#### [TASK DETAILS]
Skipping all pictures, set down the lines of the listing from the first through the one with "import plotly.graph_objects as go".

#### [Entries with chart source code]

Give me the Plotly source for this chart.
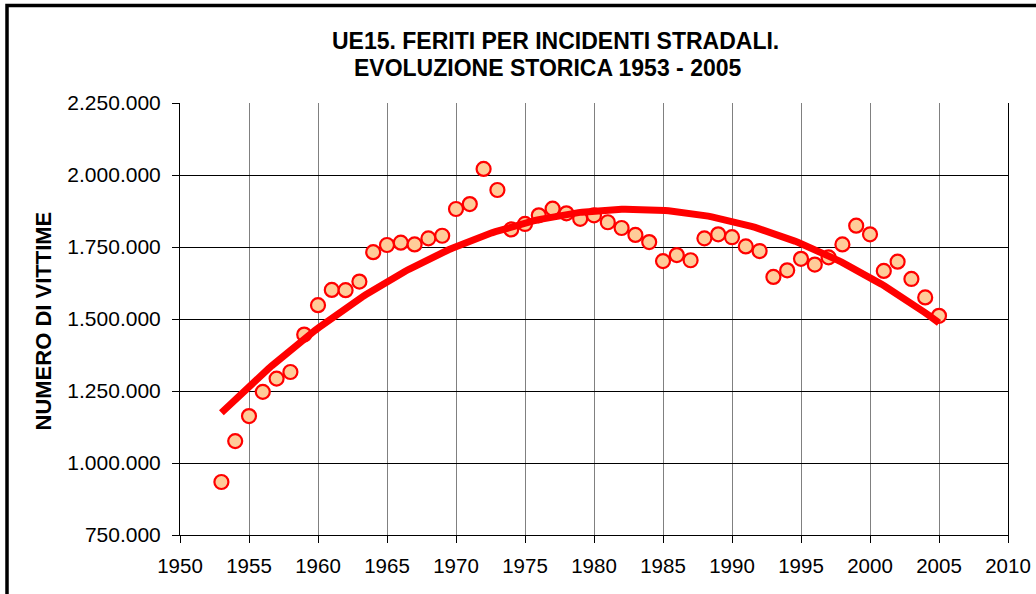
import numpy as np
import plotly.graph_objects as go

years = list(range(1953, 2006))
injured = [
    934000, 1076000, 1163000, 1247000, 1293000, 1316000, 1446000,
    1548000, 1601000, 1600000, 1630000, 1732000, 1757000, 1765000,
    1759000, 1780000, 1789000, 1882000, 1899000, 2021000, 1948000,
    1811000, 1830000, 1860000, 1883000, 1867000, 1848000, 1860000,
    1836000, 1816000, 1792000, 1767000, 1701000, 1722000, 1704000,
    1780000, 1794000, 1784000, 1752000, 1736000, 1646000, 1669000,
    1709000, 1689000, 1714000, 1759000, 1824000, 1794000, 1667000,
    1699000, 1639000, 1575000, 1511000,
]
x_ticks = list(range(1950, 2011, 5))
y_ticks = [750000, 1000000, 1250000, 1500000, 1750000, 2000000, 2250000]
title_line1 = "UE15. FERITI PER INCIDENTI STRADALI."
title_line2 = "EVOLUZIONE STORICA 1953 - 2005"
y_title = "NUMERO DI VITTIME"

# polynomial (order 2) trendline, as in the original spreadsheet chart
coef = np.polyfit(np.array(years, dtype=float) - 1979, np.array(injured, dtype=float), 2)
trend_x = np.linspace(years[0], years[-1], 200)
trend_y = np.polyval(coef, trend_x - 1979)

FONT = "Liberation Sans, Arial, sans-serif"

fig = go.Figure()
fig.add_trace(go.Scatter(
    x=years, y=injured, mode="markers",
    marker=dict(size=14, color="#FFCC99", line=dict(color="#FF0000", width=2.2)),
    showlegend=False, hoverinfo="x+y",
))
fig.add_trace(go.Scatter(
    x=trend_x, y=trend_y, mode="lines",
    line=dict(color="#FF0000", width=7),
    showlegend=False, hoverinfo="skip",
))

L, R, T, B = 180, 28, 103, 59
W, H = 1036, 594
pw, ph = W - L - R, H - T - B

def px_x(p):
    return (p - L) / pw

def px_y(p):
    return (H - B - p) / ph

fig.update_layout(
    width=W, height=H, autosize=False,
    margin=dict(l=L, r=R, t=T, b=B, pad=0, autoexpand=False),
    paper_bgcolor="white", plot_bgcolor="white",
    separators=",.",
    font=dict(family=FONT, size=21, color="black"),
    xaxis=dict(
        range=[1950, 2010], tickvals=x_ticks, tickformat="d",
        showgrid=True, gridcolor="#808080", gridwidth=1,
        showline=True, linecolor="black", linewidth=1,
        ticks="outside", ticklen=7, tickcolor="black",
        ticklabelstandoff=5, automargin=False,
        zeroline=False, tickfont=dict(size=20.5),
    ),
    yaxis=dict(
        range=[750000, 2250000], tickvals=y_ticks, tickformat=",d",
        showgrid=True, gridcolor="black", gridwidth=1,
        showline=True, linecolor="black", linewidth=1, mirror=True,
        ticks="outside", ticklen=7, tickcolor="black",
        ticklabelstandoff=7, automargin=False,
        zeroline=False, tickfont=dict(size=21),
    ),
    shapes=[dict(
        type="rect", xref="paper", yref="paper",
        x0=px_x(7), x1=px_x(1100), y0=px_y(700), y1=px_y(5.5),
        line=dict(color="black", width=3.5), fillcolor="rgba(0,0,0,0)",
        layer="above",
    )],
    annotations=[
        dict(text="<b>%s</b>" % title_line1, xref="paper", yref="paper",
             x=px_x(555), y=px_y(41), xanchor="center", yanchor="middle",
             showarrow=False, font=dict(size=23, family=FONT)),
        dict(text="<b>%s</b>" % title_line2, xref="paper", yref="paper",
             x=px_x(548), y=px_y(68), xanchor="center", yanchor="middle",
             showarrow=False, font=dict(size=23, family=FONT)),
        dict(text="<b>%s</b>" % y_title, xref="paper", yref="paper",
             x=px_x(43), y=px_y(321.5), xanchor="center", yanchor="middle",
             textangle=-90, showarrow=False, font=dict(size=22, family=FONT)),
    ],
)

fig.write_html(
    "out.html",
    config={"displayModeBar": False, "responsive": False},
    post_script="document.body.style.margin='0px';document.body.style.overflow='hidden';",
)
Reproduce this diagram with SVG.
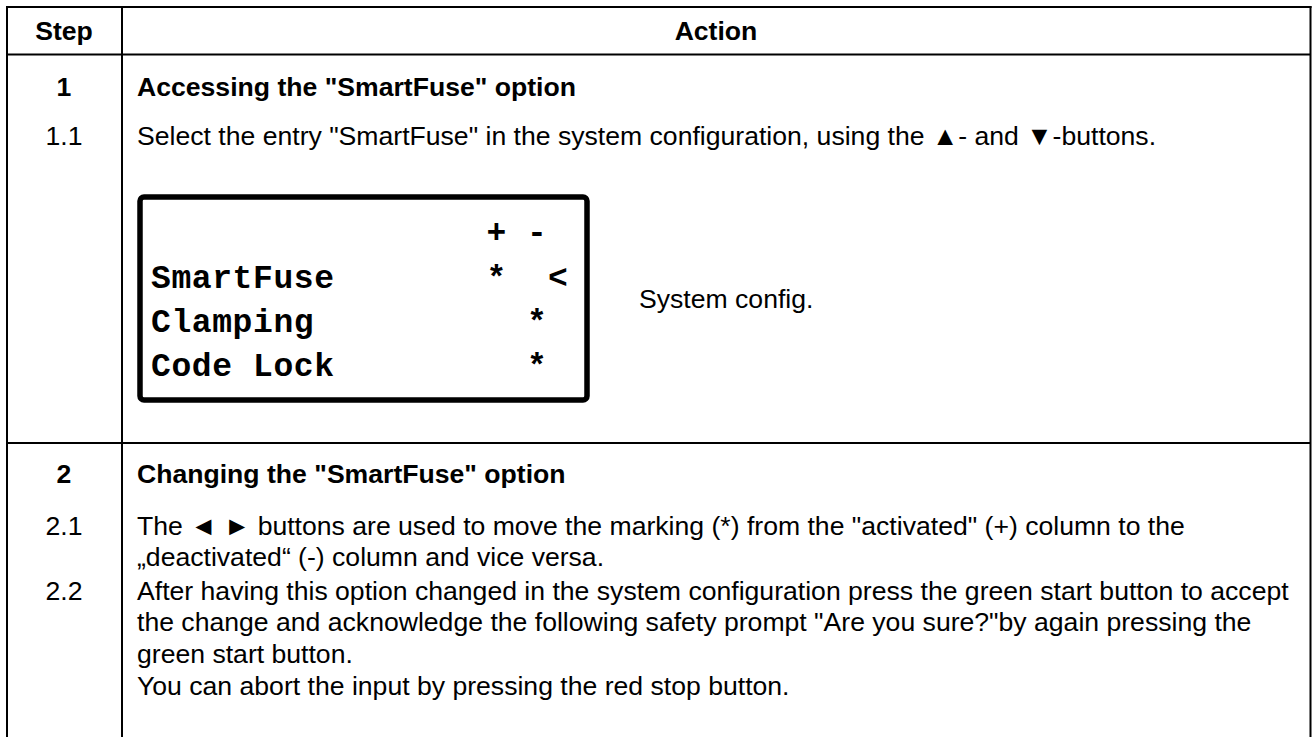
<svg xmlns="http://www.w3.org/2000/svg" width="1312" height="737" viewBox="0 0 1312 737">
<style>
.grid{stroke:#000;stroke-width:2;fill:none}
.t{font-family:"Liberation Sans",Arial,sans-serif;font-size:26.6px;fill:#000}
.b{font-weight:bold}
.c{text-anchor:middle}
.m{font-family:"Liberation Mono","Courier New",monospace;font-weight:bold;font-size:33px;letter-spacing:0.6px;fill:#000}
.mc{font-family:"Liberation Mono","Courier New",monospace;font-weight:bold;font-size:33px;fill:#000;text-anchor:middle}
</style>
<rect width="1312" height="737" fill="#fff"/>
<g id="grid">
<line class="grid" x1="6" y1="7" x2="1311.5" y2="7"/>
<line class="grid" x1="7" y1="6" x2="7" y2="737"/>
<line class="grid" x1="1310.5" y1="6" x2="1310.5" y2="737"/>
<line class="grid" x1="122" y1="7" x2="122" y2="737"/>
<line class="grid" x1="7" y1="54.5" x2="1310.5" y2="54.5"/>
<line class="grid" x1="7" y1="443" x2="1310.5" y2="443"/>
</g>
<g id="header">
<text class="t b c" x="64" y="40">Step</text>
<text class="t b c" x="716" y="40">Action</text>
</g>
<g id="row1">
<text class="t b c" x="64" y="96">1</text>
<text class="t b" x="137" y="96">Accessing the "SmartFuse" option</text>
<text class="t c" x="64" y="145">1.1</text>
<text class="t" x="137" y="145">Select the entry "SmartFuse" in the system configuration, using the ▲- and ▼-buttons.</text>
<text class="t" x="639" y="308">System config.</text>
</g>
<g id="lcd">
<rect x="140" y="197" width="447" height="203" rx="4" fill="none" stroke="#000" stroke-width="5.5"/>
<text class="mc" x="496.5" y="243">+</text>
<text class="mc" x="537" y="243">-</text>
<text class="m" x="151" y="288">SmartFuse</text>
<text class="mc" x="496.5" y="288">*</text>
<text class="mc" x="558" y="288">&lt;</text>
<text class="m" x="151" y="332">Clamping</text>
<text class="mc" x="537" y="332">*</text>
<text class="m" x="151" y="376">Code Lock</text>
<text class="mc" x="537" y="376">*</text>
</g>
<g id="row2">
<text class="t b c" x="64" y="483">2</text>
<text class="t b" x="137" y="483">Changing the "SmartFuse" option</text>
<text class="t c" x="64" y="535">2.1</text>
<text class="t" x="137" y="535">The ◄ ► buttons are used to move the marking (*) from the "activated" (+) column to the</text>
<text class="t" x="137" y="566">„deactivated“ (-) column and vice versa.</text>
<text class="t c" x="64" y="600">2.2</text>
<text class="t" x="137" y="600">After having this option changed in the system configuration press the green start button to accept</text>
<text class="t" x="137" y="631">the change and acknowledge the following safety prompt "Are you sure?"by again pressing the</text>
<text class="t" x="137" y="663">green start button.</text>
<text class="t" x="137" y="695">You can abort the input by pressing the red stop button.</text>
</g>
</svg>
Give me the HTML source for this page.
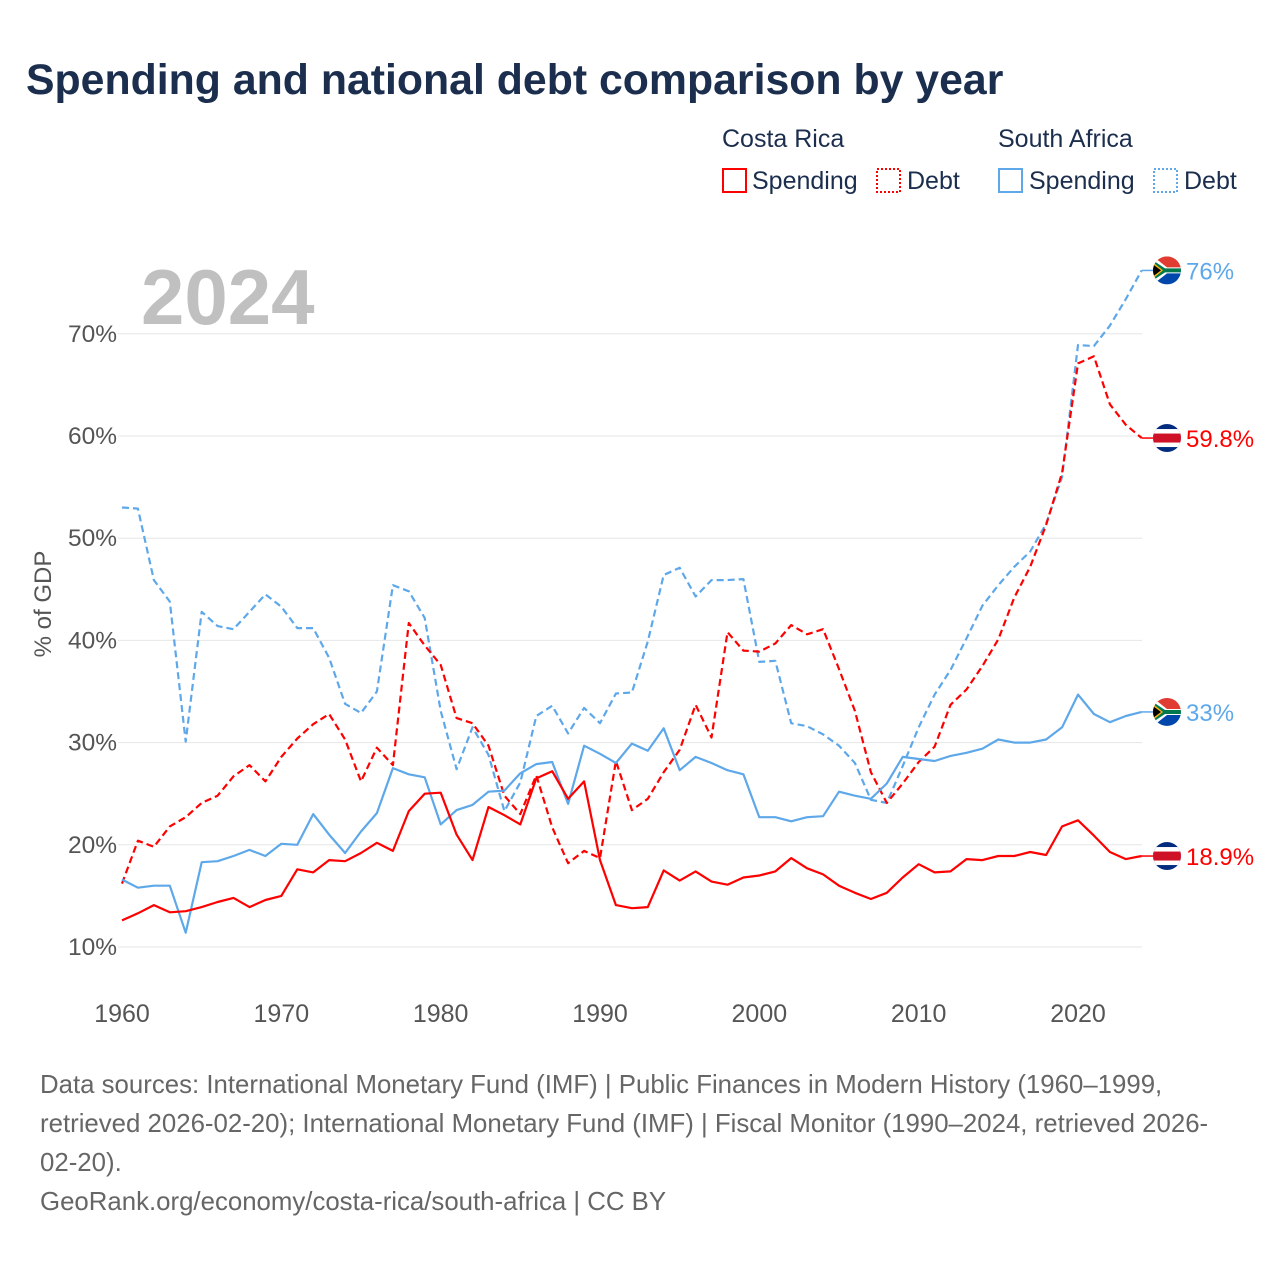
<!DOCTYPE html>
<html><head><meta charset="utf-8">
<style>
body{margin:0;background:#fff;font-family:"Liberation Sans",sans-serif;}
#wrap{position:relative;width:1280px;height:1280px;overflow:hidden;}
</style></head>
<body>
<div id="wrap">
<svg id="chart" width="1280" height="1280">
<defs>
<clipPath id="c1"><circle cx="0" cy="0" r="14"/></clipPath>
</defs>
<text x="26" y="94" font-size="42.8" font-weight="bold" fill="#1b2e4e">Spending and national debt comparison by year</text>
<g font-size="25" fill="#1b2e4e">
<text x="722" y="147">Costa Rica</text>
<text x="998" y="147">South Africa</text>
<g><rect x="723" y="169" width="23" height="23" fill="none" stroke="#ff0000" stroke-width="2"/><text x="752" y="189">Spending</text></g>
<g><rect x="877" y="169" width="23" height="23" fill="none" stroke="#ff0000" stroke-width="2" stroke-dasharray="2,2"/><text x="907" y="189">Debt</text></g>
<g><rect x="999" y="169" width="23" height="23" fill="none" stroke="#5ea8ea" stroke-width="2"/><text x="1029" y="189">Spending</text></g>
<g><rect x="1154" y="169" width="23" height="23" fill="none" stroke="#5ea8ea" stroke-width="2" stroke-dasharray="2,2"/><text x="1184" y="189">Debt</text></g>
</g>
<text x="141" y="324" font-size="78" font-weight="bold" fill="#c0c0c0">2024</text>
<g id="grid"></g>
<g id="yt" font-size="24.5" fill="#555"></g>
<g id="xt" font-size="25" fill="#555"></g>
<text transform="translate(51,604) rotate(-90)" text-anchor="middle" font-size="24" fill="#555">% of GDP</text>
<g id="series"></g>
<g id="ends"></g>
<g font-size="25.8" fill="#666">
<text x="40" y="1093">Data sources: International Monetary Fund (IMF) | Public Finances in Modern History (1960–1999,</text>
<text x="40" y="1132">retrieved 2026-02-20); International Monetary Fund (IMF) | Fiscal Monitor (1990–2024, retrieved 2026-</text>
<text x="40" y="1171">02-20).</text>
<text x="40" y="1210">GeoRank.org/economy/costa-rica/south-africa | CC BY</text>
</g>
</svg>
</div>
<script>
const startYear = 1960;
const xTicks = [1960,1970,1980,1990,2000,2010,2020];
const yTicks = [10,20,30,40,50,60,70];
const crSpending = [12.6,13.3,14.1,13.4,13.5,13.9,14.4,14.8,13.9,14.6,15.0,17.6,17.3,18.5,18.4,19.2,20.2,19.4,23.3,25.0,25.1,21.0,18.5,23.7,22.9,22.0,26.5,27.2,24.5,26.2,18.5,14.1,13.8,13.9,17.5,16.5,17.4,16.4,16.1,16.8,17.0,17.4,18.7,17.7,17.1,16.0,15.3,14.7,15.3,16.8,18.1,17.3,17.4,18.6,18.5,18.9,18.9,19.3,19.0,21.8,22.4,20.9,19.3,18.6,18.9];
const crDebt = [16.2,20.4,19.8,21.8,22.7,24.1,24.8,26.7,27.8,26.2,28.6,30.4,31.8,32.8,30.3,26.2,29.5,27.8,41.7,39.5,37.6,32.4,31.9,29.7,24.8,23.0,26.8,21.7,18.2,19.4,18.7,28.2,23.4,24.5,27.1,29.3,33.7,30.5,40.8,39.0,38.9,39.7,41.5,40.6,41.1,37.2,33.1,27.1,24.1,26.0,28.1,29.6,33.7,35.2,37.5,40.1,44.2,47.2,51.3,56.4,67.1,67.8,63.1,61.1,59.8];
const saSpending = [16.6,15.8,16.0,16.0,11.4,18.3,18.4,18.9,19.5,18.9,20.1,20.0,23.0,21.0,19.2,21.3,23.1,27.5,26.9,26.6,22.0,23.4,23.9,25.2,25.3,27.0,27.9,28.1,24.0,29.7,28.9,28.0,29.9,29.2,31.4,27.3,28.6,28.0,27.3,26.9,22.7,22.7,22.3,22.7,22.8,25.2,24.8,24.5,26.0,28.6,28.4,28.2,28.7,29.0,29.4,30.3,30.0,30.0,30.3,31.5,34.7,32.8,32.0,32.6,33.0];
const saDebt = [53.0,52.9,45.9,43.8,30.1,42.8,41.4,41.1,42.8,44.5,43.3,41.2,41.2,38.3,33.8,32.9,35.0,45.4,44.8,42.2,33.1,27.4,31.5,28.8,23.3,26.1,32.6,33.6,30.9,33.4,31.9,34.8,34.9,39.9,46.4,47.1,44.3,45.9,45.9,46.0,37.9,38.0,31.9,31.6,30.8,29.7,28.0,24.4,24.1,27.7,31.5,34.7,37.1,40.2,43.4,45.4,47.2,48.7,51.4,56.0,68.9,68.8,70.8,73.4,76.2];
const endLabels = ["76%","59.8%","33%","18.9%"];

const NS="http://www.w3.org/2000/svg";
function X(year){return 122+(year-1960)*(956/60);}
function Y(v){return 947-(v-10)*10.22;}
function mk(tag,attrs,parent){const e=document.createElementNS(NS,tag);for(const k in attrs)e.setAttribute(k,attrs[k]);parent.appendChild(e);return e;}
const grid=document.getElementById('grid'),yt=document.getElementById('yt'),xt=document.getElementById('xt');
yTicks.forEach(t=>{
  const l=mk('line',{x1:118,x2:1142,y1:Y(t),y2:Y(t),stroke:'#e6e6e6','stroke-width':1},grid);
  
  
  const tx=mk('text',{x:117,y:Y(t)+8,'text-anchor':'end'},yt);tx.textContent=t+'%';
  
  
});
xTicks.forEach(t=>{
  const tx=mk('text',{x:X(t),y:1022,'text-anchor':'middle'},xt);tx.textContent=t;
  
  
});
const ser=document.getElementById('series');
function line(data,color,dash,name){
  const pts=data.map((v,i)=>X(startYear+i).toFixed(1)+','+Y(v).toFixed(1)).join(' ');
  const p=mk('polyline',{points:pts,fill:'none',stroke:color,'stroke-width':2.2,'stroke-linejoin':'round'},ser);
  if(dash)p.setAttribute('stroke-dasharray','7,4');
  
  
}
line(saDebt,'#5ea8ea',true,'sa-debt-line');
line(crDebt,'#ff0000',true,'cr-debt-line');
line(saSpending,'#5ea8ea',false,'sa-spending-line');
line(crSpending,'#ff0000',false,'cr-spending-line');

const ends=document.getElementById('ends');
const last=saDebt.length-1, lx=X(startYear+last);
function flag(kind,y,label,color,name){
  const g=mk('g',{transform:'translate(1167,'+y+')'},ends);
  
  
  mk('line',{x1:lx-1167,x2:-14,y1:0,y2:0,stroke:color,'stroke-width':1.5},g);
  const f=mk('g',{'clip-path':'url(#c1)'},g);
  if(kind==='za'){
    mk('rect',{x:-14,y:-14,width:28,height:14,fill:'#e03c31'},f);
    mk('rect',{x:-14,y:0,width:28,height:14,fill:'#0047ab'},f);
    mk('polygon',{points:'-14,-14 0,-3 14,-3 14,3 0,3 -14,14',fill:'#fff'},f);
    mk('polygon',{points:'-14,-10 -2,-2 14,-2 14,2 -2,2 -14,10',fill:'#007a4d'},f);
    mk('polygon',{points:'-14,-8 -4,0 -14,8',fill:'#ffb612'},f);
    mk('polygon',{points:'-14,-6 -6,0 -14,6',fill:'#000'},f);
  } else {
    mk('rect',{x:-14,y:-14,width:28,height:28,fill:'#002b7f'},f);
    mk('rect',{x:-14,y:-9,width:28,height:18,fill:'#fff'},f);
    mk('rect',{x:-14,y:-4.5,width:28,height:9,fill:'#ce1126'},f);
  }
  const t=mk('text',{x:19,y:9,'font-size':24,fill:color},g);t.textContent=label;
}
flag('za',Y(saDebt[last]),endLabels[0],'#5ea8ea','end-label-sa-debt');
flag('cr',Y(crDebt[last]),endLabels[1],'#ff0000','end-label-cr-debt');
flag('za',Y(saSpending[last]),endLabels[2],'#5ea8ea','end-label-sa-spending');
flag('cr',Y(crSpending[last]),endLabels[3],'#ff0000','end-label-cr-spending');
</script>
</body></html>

#### [EXPECTED OUTPUT]
Give me the Plotly source for this chart.
import numpy as np
import plotly.graph_objects as go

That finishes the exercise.